INFORMATION SHOWN:
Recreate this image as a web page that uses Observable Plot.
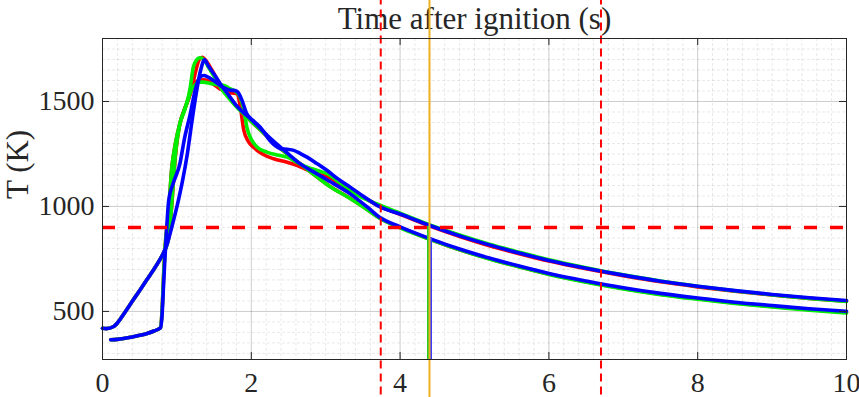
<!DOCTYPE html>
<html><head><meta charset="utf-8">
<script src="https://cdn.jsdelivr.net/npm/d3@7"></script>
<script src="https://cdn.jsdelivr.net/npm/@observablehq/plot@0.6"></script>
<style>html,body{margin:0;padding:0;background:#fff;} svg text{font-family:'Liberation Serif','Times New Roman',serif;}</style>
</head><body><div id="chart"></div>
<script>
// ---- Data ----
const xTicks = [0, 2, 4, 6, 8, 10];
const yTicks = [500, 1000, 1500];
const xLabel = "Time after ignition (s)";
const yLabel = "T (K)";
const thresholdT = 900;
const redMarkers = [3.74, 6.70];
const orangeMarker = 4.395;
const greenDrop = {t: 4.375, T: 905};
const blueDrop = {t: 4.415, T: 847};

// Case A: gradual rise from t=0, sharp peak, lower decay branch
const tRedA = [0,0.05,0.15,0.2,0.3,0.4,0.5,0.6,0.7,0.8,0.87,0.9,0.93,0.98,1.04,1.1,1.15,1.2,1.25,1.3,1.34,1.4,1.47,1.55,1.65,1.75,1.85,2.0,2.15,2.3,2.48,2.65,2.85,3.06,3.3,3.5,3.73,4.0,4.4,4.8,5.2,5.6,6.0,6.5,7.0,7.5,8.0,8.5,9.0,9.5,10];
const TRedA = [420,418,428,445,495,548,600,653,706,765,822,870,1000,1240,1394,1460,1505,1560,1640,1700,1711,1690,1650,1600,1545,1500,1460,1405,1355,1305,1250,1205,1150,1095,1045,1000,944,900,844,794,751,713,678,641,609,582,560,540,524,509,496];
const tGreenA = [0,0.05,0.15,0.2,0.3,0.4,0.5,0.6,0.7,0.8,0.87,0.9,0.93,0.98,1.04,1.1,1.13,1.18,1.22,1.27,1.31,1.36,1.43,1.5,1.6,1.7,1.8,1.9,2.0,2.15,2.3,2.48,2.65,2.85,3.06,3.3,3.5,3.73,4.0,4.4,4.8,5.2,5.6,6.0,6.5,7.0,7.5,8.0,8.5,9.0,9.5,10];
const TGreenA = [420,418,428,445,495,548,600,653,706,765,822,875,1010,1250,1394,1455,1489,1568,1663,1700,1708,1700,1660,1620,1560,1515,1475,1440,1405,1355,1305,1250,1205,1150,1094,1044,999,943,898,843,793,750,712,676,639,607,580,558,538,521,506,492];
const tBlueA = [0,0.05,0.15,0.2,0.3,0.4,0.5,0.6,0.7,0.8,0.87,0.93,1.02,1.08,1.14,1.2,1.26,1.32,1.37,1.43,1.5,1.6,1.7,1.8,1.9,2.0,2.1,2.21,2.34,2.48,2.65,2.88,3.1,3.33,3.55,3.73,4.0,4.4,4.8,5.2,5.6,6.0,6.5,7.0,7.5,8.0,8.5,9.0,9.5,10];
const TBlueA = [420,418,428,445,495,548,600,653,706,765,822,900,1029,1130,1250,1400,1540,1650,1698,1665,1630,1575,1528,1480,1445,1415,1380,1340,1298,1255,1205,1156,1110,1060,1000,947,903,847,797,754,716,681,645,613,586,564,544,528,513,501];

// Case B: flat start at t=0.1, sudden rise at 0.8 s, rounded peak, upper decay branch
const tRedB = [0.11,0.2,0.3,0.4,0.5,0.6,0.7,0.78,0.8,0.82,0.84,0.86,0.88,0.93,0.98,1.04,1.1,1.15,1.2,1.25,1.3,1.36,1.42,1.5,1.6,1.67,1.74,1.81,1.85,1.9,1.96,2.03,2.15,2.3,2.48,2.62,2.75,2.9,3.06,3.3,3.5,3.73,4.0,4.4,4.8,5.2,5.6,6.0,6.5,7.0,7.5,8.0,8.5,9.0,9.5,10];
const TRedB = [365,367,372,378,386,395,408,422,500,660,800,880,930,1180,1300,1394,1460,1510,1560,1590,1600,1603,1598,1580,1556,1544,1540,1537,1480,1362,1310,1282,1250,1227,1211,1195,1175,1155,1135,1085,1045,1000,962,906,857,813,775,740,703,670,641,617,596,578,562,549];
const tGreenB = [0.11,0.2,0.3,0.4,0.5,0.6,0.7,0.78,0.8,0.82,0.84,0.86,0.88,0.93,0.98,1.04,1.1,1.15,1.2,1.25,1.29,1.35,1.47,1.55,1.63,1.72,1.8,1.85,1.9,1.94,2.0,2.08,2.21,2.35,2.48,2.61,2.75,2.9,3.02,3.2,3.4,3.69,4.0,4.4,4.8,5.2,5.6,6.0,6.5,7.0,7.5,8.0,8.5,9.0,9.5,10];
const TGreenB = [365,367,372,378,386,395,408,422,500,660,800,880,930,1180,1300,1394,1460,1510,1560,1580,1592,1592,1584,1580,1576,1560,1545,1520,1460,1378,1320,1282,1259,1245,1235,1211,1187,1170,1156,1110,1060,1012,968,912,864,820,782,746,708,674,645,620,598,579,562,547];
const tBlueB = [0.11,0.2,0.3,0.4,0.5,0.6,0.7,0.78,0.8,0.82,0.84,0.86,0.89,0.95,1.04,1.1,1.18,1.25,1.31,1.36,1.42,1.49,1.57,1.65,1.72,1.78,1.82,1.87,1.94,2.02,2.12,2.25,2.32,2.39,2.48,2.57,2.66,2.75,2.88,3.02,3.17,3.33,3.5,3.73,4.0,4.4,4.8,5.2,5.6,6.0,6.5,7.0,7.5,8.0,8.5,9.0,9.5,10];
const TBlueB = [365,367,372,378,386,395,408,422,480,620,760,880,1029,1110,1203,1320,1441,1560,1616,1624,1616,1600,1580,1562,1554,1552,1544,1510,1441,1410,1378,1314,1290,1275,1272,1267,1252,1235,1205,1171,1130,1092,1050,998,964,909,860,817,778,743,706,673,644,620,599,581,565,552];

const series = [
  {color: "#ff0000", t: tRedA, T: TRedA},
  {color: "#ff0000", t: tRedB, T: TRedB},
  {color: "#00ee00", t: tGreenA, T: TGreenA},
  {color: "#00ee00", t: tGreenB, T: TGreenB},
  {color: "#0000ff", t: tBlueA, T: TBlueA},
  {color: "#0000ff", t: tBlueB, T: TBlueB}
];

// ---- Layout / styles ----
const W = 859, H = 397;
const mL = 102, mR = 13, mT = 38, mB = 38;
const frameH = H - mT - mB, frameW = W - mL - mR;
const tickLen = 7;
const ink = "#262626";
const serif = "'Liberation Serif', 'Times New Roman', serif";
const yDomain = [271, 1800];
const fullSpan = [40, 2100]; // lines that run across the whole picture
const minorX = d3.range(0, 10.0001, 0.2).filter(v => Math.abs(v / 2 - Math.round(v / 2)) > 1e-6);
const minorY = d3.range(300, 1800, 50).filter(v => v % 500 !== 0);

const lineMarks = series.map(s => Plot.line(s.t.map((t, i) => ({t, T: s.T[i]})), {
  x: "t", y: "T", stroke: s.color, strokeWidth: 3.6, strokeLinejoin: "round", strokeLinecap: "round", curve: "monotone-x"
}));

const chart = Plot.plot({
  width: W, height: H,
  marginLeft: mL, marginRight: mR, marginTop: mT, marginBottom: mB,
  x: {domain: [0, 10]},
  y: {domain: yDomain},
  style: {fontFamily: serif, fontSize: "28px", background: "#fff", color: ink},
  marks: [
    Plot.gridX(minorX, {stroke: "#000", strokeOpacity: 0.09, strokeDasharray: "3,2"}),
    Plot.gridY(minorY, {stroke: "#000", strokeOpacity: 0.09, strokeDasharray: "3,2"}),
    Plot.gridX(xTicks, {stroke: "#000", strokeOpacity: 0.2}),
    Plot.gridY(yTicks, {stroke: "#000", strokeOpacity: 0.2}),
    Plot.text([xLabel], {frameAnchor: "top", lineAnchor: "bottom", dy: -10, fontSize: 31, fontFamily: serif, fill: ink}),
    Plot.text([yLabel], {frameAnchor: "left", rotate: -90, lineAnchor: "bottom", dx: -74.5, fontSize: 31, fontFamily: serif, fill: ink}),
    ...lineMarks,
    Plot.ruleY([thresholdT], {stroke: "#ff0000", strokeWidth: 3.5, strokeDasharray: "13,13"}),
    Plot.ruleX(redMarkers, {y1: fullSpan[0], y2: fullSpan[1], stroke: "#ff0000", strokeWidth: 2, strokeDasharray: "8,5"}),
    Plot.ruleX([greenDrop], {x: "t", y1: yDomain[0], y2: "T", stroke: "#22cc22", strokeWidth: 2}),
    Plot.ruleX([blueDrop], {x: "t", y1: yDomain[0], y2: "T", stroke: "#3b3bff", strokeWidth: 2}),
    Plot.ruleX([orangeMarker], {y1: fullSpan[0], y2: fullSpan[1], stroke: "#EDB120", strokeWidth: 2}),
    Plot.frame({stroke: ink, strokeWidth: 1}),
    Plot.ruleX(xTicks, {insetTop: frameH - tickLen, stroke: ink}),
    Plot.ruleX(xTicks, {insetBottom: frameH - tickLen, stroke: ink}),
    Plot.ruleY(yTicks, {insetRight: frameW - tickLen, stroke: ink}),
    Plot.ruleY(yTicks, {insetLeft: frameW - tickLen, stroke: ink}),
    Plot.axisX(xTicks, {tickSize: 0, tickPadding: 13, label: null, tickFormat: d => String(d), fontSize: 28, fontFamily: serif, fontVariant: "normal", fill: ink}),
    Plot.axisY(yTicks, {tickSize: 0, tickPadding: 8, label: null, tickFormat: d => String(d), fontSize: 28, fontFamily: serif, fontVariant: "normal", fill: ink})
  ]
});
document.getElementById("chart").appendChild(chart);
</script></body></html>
...
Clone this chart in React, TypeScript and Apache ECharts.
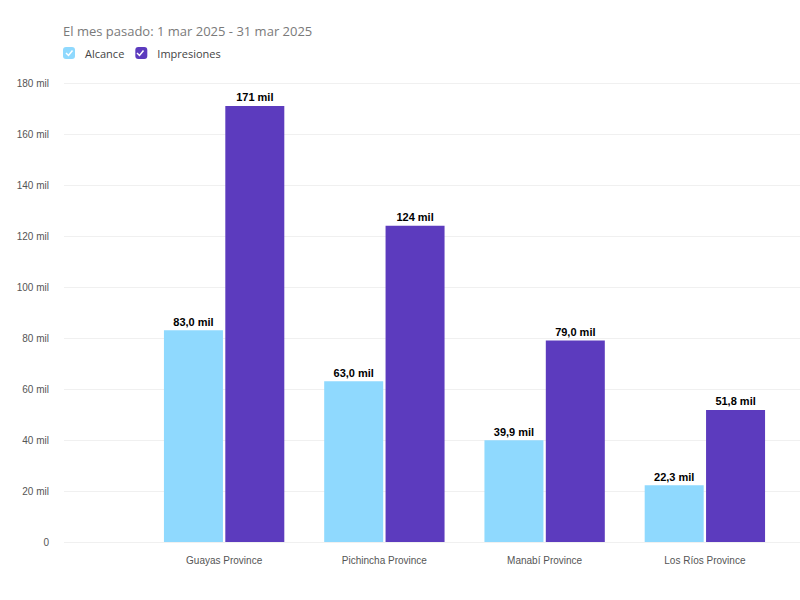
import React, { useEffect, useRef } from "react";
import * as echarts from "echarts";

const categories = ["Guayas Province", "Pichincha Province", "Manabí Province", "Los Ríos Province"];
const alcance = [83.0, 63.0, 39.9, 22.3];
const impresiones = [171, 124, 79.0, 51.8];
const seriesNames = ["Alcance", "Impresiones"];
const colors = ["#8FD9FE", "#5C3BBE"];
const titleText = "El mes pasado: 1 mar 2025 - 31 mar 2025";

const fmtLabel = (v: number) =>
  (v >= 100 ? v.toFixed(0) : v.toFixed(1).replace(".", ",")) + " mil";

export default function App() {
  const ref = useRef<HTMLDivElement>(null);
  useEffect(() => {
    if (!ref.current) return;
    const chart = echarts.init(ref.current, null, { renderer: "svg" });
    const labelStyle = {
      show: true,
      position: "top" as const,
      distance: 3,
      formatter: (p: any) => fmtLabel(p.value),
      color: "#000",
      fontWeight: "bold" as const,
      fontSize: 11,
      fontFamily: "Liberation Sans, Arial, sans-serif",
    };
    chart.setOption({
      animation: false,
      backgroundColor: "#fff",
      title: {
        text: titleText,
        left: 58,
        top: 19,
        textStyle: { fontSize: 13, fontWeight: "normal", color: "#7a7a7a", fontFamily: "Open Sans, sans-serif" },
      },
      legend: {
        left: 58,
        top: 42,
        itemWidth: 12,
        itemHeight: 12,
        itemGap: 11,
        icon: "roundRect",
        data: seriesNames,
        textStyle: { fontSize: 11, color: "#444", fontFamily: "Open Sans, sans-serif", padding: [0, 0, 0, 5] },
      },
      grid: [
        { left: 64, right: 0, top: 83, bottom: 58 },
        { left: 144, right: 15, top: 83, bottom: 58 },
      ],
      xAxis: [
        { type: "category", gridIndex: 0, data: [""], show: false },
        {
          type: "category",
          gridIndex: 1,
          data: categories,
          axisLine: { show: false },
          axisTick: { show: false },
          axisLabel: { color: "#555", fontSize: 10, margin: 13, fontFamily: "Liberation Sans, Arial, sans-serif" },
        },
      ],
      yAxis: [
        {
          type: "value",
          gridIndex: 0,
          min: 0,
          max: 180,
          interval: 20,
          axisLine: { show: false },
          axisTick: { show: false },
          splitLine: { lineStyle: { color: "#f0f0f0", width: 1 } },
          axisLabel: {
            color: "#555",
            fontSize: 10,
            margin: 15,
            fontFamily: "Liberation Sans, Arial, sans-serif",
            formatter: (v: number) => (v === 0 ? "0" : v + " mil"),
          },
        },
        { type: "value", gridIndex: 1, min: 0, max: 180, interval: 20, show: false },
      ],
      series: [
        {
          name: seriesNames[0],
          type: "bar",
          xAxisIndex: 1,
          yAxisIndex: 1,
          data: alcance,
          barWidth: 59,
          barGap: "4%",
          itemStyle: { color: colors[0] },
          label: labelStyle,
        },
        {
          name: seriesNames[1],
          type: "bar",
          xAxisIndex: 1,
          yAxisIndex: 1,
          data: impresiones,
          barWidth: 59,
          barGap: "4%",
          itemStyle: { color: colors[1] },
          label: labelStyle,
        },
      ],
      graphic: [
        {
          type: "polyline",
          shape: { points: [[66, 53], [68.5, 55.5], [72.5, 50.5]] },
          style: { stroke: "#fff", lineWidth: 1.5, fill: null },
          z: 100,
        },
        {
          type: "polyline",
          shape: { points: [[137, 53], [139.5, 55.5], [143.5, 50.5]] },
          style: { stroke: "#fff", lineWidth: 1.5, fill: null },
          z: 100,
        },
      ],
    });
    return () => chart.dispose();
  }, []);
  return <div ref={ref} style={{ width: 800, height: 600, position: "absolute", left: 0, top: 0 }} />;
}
* * *
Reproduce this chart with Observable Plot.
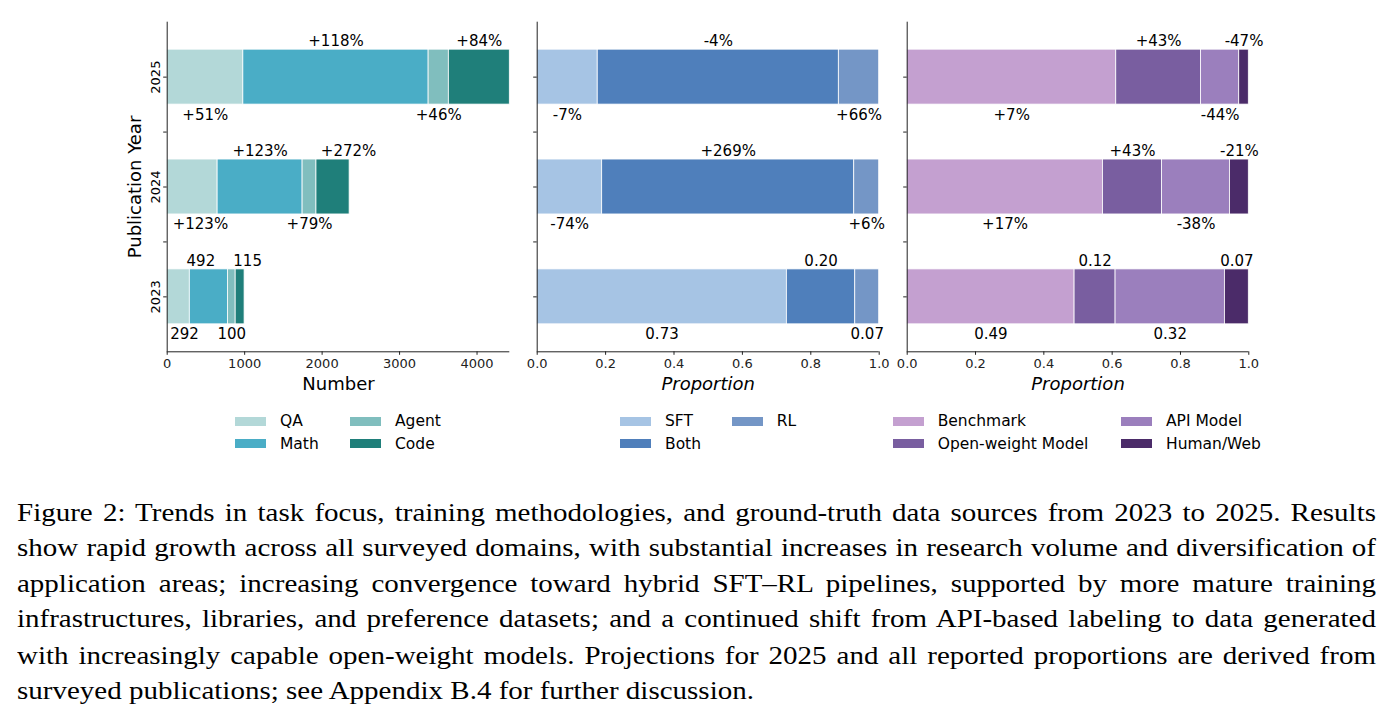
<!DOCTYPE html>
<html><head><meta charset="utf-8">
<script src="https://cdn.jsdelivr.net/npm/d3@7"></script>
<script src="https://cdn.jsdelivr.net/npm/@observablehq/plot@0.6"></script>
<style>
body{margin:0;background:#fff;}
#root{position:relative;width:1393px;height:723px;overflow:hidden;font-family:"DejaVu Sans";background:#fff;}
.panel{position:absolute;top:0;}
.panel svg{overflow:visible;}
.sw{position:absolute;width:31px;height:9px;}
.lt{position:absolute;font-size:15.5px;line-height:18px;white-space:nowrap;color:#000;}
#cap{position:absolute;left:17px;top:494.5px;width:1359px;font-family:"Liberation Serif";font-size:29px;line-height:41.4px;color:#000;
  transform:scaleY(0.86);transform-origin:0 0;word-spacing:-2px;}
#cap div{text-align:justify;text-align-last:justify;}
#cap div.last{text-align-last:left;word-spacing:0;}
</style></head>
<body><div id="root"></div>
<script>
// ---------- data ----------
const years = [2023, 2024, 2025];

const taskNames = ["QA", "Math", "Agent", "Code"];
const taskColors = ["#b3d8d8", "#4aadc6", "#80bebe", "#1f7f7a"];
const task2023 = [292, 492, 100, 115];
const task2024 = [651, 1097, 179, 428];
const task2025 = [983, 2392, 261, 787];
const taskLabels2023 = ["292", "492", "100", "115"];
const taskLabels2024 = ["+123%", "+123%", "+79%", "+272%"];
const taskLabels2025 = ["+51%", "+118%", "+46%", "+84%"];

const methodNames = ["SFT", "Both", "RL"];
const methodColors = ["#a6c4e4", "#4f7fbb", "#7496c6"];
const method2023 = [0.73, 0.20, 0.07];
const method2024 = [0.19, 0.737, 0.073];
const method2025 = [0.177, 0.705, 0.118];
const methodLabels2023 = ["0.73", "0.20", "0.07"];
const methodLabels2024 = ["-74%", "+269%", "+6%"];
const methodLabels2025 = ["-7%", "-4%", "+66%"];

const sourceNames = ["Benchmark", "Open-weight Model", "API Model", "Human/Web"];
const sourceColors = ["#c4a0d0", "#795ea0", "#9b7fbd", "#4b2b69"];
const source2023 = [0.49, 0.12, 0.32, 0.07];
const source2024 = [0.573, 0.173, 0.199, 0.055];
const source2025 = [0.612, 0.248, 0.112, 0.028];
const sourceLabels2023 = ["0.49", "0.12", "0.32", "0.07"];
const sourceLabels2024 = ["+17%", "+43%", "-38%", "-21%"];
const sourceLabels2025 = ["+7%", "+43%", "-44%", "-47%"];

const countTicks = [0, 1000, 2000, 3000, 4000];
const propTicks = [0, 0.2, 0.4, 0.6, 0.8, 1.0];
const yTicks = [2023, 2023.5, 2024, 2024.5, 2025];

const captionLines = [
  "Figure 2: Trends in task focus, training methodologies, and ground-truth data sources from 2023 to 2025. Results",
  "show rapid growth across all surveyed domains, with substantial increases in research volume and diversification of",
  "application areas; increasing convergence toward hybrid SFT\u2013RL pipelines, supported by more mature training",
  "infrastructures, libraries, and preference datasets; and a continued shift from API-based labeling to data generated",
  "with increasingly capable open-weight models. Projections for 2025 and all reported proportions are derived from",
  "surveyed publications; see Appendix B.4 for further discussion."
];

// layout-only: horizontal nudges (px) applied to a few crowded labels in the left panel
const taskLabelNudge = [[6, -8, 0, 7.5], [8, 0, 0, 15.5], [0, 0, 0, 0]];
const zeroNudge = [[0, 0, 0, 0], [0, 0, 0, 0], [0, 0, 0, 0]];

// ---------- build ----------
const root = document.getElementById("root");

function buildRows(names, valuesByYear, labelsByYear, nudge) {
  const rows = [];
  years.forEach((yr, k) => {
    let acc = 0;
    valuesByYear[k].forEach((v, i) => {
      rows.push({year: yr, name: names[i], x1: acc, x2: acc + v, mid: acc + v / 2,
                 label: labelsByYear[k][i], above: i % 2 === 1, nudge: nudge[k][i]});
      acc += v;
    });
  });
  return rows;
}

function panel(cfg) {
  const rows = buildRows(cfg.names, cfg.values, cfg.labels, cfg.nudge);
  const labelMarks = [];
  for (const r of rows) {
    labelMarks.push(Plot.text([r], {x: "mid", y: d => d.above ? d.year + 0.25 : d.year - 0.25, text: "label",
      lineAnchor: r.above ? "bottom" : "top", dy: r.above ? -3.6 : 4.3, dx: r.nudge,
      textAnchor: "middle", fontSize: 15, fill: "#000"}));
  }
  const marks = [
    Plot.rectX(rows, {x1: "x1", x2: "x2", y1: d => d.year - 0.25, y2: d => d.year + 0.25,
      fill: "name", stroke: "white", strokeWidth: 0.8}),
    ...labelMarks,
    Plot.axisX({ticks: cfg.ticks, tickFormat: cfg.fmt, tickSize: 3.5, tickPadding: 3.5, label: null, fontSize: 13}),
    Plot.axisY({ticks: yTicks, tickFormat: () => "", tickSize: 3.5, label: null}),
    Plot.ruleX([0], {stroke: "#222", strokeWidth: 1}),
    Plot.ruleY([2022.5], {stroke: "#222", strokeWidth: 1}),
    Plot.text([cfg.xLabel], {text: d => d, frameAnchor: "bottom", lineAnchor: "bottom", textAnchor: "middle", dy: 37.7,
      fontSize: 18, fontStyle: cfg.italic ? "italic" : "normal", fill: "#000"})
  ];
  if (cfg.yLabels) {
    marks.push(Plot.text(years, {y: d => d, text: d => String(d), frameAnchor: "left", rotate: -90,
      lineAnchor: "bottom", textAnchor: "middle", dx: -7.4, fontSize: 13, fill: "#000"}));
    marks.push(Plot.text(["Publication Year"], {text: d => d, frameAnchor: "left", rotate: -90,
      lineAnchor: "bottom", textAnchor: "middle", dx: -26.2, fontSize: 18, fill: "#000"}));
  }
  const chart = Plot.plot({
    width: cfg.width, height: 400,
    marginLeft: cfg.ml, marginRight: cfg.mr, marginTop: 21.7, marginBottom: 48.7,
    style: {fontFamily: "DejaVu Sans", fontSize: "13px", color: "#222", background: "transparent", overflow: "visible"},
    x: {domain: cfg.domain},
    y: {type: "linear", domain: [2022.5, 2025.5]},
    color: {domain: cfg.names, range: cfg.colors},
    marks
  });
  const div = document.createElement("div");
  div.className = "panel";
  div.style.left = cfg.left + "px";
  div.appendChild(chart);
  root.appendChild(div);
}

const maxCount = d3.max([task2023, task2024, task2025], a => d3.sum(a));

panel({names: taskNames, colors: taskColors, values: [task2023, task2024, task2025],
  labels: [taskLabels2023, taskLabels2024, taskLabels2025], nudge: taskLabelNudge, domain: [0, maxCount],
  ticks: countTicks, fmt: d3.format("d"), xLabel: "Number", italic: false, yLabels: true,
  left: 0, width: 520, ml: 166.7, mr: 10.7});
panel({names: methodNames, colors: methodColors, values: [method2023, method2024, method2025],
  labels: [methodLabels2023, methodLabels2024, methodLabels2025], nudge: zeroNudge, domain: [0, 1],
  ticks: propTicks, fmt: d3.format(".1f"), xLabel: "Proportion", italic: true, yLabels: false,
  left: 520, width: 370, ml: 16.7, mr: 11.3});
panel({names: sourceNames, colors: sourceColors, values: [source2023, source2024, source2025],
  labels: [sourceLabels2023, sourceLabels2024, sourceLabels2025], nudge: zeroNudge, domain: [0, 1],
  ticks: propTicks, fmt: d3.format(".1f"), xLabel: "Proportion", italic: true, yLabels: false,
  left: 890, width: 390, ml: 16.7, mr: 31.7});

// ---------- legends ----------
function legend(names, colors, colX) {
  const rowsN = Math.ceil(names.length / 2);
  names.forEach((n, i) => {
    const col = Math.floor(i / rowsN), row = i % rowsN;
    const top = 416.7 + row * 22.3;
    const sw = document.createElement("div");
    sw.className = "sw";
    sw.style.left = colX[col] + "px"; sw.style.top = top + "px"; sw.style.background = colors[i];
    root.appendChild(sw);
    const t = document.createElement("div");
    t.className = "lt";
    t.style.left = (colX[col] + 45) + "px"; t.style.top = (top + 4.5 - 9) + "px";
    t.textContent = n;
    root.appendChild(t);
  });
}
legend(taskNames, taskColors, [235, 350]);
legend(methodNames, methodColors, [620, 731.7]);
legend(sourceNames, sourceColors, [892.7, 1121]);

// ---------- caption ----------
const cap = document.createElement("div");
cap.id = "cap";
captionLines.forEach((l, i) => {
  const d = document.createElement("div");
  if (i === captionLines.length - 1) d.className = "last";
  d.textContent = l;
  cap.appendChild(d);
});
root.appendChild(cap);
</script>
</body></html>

TASK DESCRIPTION: In the entries above, find the line that contains "Clone this chart" and the line that contains "import * as". Reproduce exactly those two lines and every line between them, but not the pictures.

SOLUTION TO THIS PROBLEM:
Clone this chart in React, TypeScript and Apache ECharts.
import React, { useEffect, useRef } from "react";
import * as echarts from "echarts";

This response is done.